====== Information provided
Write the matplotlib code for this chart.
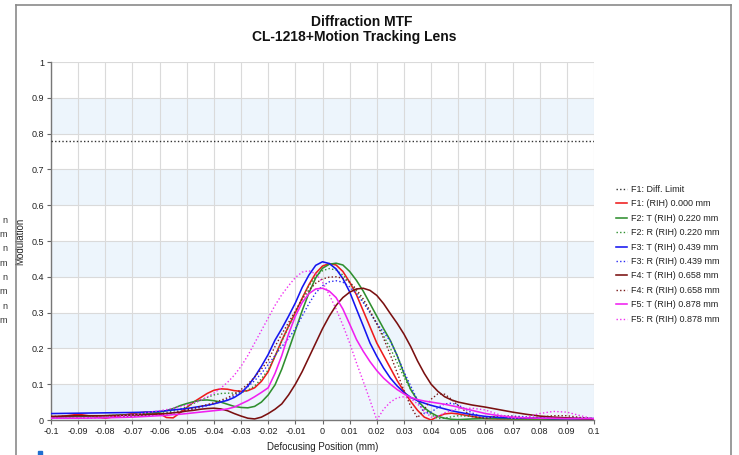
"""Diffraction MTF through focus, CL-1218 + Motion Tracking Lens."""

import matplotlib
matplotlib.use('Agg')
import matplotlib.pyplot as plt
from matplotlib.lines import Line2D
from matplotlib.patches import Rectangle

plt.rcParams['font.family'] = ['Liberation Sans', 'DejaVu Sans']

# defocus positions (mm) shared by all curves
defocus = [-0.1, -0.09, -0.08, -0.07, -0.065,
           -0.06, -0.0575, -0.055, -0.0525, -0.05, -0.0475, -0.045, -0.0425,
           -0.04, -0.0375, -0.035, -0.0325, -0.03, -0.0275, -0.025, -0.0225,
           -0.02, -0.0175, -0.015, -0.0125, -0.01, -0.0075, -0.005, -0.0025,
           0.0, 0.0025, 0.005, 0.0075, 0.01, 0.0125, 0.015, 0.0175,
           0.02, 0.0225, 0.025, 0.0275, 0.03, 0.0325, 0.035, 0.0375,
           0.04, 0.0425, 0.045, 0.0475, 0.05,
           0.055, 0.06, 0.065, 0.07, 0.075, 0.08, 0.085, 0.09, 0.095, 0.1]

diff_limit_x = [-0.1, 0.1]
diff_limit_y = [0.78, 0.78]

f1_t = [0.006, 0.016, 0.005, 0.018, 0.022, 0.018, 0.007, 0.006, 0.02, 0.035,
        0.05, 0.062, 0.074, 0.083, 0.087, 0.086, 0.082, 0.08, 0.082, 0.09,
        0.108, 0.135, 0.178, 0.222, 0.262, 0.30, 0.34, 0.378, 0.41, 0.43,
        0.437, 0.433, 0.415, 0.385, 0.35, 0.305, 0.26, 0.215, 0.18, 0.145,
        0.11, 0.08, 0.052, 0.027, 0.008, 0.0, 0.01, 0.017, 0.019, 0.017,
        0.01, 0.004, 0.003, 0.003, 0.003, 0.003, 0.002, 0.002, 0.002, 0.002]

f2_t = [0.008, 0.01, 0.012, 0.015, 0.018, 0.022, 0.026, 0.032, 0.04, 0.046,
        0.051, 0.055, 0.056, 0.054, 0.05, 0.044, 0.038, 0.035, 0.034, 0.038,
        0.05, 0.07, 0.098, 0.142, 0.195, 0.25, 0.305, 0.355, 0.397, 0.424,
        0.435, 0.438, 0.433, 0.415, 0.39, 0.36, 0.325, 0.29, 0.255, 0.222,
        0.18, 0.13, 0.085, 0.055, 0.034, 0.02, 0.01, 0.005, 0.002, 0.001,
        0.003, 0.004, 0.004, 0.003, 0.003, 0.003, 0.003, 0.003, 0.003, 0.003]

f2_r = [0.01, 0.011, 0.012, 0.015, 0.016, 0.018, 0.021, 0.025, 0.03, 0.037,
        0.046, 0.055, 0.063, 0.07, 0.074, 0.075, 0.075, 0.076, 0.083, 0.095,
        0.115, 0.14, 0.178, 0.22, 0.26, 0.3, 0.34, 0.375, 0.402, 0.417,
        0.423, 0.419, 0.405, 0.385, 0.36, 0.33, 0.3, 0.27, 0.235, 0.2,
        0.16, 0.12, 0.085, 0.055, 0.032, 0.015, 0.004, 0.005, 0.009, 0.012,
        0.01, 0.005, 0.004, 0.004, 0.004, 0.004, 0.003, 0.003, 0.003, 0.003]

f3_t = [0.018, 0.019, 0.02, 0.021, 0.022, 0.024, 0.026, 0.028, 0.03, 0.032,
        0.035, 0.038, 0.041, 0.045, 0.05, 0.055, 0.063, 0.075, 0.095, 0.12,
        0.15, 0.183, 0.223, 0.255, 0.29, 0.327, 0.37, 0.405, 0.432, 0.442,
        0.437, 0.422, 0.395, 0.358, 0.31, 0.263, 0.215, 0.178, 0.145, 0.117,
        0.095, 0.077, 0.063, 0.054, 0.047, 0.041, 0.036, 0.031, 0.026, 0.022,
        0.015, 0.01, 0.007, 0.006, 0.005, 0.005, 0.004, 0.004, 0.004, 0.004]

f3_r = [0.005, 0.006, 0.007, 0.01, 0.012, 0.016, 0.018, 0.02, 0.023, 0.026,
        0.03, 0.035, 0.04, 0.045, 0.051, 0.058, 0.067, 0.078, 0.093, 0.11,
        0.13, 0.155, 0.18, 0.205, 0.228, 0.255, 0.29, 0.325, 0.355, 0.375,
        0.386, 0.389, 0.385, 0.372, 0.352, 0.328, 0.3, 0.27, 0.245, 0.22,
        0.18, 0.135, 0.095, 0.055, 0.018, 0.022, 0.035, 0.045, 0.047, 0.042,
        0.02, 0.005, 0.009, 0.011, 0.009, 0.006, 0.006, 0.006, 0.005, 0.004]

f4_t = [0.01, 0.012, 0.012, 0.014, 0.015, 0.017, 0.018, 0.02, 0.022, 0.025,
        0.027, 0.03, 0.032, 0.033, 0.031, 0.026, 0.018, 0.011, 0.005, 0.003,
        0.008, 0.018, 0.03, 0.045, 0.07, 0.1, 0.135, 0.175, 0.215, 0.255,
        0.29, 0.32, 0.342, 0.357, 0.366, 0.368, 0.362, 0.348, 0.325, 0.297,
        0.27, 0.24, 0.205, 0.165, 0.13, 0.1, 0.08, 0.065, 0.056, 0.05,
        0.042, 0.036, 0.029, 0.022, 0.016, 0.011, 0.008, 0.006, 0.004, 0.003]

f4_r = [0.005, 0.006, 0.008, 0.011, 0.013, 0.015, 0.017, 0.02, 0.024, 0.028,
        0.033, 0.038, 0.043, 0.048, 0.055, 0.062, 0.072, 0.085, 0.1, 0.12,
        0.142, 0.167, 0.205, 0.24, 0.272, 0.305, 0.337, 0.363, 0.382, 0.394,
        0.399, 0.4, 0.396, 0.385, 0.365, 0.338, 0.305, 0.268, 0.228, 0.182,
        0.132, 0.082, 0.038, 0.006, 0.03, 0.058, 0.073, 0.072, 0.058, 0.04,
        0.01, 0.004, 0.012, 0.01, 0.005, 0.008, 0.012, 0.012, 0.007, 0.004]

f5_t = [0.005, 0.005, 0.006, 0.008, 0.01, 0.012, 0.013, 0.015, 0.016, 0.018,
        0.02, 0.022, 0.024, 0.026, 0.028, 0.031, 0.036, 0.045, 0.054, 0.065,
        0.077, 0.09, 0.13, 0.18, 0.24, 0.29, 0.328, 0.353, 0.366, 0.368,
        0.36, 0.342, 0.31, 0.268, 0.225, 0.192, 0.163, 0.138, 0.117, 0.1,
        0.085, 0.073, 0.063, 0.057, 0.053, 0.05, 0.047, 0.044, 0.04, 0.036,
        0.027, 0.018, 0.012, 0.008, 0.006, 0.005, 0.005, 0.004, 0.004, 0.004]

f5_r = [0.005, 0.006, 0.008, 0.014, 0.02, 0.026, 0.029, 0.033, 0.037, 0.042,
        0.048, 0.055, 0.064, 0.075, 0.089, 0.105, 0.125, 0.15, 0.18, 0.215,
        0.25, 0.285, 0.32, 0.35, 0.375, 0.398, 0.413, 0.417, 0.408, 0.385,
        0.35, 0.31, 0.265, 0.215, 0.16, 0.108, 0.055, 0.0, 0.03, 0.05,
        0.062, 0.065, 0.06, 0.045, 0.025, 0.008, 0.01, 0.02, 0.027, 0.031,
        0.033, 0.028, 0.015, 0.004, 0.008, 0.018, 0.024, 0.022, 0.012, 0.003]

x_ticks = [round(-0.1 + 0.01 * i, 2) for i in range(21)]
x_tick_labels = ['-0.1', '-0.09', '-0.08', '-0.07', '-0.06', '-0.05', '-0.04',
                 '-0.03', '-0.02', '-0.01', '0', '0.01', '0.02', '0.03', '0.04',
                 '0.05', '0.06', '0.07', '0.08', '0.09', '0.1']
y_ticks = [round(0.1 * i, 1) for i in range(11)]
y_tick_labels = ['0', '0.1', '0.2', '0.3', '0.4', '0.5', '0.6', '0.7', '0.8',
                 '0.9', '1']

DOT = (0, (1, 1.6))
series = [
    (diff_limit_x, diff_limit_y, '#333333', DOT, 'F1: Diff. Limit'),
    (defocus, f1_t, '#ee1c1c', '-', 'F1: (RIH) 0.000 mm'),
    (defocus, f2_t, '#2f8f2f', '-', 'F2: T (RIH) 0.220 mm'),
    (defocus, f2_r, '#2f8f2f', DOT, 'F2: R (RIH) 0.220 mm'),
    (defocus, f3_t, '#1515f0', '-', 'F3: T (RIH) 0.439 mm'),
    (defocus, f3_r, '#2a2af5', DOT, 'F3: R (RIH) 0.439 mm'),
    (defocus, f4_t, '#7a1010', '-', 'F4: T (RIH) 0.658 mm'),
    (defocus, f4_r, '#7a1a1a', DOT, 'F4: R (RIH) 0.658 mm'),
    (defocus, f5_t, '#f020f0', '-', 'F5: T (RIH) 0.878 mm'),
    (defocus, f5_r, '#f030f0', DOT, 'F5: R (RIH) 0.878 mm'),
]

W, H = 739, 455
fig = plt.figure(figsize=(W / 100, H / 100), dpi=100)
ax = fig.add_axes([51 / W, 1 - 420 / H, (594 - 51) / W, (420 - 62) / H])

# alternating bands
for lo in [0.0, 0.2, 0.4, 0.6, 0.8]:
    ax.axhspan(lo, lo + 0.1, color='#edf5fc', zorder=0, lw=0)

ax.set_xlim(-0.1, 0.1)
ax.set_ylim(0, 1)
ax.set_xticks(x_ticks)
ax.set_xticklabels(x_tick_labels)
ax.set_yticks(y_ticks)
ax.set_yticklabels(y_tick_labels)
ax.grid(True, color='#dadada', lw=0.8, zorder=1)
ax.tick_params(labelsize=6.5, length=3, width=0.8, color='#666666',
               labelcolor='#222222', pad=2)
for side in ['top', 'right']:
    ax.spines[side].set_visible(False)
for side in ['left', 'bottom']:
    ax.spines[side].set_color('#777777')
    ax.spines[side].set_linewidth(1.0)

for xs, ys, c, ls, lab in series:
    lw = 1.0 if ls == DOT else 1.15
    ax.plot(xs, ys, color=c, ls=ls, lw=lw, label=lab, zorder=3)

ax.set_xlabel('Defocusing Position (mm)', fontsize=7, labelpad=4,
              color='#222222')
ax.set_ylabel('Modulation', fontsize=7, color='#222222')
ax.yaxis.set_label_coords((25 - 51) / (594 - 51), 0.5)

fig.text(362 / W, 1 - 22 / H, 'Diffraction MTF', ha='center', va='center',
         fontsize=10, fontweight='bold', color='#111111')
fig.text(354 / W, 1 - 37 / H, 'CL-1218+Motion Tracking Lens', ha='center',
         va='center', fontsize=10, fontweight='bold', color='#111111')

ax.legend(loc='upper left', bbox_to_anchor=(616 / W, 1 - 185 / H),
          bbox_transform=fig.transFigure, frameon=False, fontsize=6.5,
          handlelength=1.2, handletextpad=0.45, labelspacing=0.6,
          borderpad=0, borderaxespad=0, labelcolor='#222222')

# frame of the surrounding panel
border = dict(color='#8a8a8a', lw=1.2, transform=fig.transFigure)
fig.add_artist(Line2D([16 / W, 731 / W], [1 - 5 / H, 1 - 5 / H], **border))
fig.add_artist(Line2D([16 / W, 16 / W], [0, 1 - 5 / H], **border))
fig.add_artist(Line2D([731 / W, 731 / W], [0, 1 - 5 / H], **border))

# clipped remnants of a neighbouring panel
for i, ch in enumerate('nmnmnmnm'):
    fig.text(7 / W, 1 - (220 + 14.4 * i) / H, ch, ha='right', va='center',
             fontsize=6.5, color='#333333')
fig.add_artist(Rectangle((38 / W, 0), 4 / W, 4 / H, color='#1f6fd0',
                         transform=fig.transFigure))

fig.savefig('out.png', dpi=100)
============
# [Goal]
With all pictures left out, please transcribe exactly the lines from the start of the material through the line with "0.003, 0.003, 0.003, 0.003, 0.003]".

# [Full answer]
Write the matplotlib code for this chart.
"""Diffraction MTF through focus, CL-1218 + Motion Tracking Lens."""

import matplotlib
matplotlib.use('Agg')
import matplotlib.pyplot as plt
from matplotlib.lines import Line2D
from matplotlib.patches import Rectangle

plt.rcParams['font.family'] = ['Liberation Sans', 'DejaVu Sans']

# defocus positions (mm) shared by all curves
defocus = [-0.1, -0.09, -0.08, -0.07, -0.065,
           -0.06, -0.0575, -0.055, -0.0525, -0.05, -0.0475, -0.045, -0.0425,
           -0.04, -0.0375, -0.035, -0.0325, -0.03, -0.0275, -0.025, -0.0225,
           -0.02, -0.0175, -0.015, -0.0125, -0.01, -0.0075, -0.005, -0.0025,
           0.0, 0.0025, 0.005, 0.0075, 0.01, 0.0125, 0.015, 0.0175,
           0.02, 0.0225, 0.025, 0.0275, 0.03, 0.0325, 0.035, 0.0375,
           0.04, 0.0425, 0.045, 0.0475, 0.05,
           0.055, 0.06, 0.065, 0.07, 0.075, 0.08, 0.085, 0.09, 0.095, 0.1]

diff_limit_x = [-0.1, 0.1]
diff_limit_y = [0.78, 0.78]

f1_t = [0.006, 0.016, 0.005, 0.018, 0.022, 0.018, 0.007, 0.006, 0.02, 0.035,
        0.05, 0.062, 0.074, 0.083, 0.087, 0.086, 0.082, 0.08, 0.082, 0.09,
        0.108, 0.135, 0.178, 0.222, 0.262, 0.30, 0.34, 0.378, 0.41, 0.43,
        0.437, 0.433, 0.415, 0.385, 0.35, 0.305, 0.26, 0.215, 0.18, 0.145,
        0.11, 0.08, 0.052, 0.027, 0.008, 0.0, 0.01, 0.017, 0.019, 0.017,
        0.01, 0.004, 0.003, 0.003, 0.003, 0.003, 0.002, 0.002, 0.002, 0.002]

f2_t = [0.008, 0.01, 0.012, 0.015, 0.018, 0.022, 0.026, 0.032, 0.04, 0.046,
        0.051, 0.055, 0.056, 0.054, 0.05, 0.044, 0.038, 0.035, 0.034, 0.038,
        0.05, 0.07, 0.098, 0.142, 0.195, 0.25, 0.305, 0.355, 0.397, 0.424,
        0.435, 0.438, 0.433, 0.415, 0.39, 0.36, 0.325, 0.29, 0.255, 0.222,
        0.18, 0.13, 0.085, 0.055, 0.034, 0.02, 0.01, 0.005, 0.002, 0.001,
        0.003, 0.004, 0.004, 0.003, 0.003, 0.003, 0.003, 0.003, 0.003, 0.003]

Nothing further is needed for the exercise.